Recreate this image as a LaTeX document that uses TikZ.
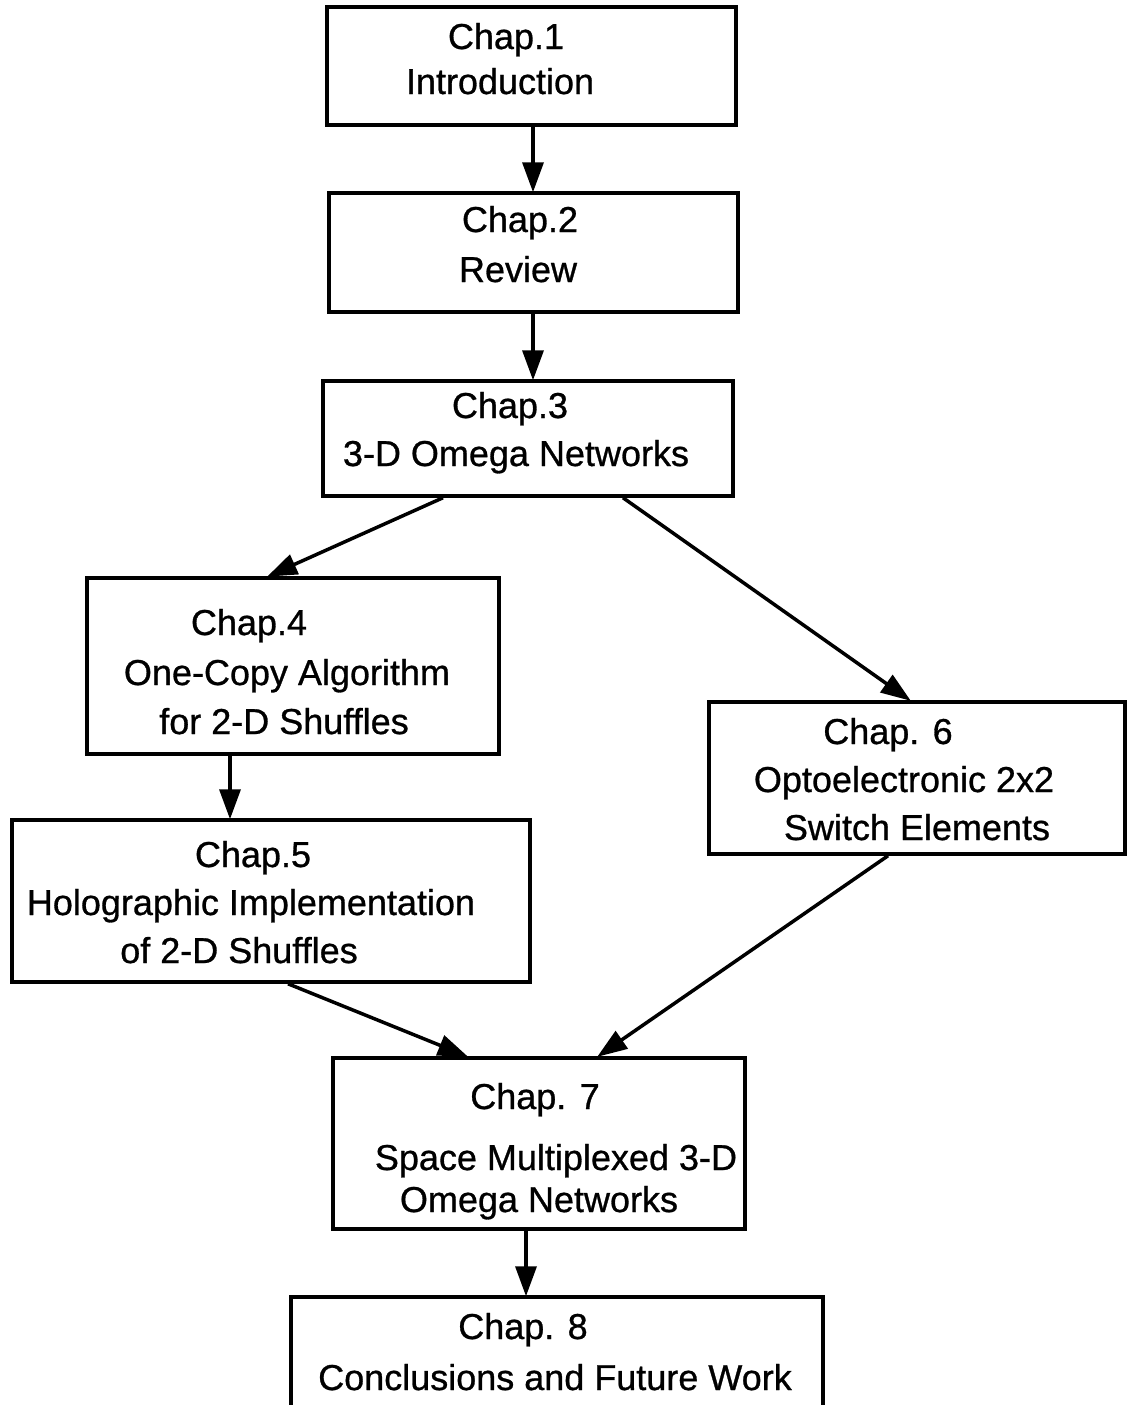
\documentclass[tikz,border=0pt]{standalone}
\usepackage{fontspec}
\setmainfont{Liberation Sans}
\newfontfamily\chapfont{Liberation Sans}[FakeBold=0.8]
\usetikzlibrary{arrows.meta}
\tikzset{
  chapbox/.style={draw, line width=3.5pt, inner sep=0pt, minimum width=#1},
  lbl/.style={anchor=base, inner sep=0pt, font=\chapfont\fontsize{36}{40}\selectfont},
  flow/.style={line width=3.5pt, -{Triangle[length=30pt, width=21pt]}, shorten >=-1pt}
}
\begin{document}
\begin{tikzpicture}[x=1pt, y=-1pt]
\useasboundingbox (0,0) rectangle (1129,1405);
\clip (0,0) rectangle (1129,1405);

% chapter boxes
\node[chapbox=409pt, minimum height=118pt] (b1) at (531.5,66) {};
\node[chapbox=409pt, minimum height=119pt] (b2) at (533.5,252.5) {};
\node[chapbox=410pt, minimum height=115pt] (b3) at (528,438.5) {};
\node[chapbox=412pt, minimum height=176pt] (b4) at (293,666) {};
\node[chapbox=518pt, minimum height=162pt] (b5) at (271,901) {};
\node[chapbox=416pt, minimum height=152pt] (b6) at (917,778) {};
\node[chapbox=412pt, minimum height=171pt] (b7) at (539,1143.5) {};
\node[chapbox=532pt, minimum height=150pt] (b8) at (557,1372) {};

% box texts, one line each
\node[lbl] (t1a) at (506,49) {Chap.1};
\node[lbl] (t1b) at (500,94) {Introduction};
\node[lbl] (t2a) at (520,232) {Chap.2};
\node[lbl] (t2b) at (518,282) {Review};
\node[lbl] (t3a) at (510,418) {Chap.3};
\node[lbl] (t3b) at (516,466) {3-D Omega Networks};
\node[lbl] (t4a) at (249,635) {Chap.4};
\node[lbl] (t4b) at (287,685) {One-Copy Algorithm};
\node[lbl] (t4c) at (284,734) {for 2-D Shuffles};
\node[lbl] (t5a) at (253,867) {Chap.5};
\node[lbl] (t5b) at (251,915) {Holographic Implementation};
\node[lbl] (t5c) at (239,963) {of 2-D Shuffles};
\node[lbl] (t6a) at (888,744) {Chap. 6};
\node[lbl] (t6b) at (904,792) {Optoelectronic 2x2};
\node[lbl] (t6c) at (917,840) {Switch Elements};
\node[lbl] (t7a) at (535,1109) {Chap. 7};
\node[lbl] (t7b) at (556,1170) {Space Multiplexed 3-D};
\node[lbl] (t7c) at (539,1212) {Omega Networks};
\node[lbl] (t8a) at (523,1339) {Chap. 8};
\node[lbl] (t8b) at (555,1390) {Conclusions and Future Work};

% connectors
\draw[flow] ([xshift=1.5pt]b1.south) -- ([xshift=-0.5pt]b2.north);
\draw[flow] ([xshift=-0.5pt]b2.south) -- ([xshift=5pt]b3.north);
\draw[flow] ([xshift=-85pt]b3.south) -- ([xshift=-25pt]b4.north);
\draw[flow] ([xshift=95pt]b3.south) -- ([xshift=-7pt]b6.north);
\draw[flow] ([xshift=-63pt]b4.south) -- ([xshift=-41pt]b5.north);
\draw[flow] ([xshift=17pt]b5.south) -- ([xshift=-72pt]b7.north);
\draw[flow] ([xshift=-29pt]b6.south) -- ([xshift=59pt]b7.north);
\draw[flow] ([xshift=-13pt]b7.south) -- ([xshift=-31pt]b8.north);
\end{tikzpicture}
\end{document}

•••

EXERCISE PROMPT
Omitting all images, print the listing exactly.

SOLUTION
Recreate this image as a LaTeX document that uses TikZ.
\documentclass[tikz,border=0pt]{standalone}
\usepackage{fontspec}
\setmainfont{Liberation Sans}
\newfontfamily\chapfont{Liberation Sans}[FakeBold=0.8]
\usetikzlibrary{arrows.meta}
\tikzset{
  chapbox/.style={draw, line width=3.5pt, inner sep=0pt, minimum width=#1},
  lbl/.style={anchor=base, inner sep=0pt, font=\chapfont\fontsize{36}{40}\selectfont},
  flow/.style={line width=3.5pt, -{Triangle[length=30pt, width=21pt]}, shorten >=-1pt}
}
\begin{document}
\begin{tikzpicture}[x=1pt, y=-1pt]
\useasboundingbox (0,0) rectangle (1129,1405);
\clip (0,0) rectangle (1129,1405);

% chapter boxes
\node[chapbox=409pt, minimum height=118pt] (b1) at (531.5,66) {};
\node[chapbox=409pt, minimum height=119pt] (b2) at (533.5,252.5) {};
\node[chapbox=410pt, minimum height=115pt] (b3) at (528,438.5) {};
\node[chapbox=412pt, minimum height=176pt] (b4) at (293,666) {};
\node[chapbox=518pt, minimum height=162pt] (b5) at (271,901) {};
\node[chapbox=416pt, minimum height=152pt] (b6) at (917,778) {};
\node[chapbox=412pt, minimum height=171pt] (b7) at (539,1143.5) {};
\node[chapbox=532pt, minimum height=150pt] (b8) at (557,1372) {};

% box texts, one line each
\node[lbl] (t1a) at (506,49) {Chap.1};
\node[lbl] (t1b) at (500,94) {Introduction};
\node[lbl] (t2a) at (520,232) {Chap.2};
\node[lbl] (t2b) at (518,282) {Review};
\node[lbl] (t3a) at (510,418) {Chap.3};
\node[lbl] (t3b) at (516,466) {3-D Omega Networks};
\node[lbl] (t4a) at (249,635) {Chap.4};
\node[lbl] (t4b) at (287,685) {One-Copy Algorithm};
\node[lbl] (t4c) at (284,734) {for 2-D Shuffles};
\node[lbl] (t5a) at (253,867) {Chap.5};
\node[lbl] (t5b) at (251,915) {Holographic Implementation};
\node[lbl] (t5c) at (239,963) {of 2-D Shuffles};
\node[lbl] (t6a) at (888,744) {Chap. 6};
\node[lbl] (t6b) at (904,792) {Optoelectronic 2x2};
\node[lbl] (t6c) at (917,840) {Switch Elements};
\node[lbl] (t7a) at (535,1109) {Chap. 7};
\node[lbl] (t7b) at (556,1170) {Space Multiplexed 3-D};
\node[lbl] (t7c) at (539,1212) {Omega Networks};
\node[lbl] (t8a) at (523,1339) {Chap. 8};
\node[lbl] (t8b) at (555,1390) {Conclusions and Future Work};

% connectors
\draw[flow] ([xshift=1.5pt]b1.south) -- ([xshift=-0.5pt]b2.north);
\draw[flow] ([xshift=-0.5pt]b2.south) -- ([xshift=5pt]b3.north);
\draw[flow] ([xshift=-85pt]b3.south) -- ([xshift=-25pt]b4.north);
\draw[flow] ([xshift=95pt]b3.south) -- ([xshift=-7pt]b6.north);
\draw[flow] ([xshift=-63pt]b4.south) -- ([xshift=-41pt]b5.north);
\draw[flow] ([xshift=17pt]b5.south) -- ([xshift=-72pt]b7.north);
\draw[flow] ([xshift=-29pt]b6.south) -- ([xshift=59pt]b7.north);
\draw[flow] ([xshift=-13pt]b7.south) -- ([xshift=-31pt]b8.north);
\end{tikzpicture}
\end{document}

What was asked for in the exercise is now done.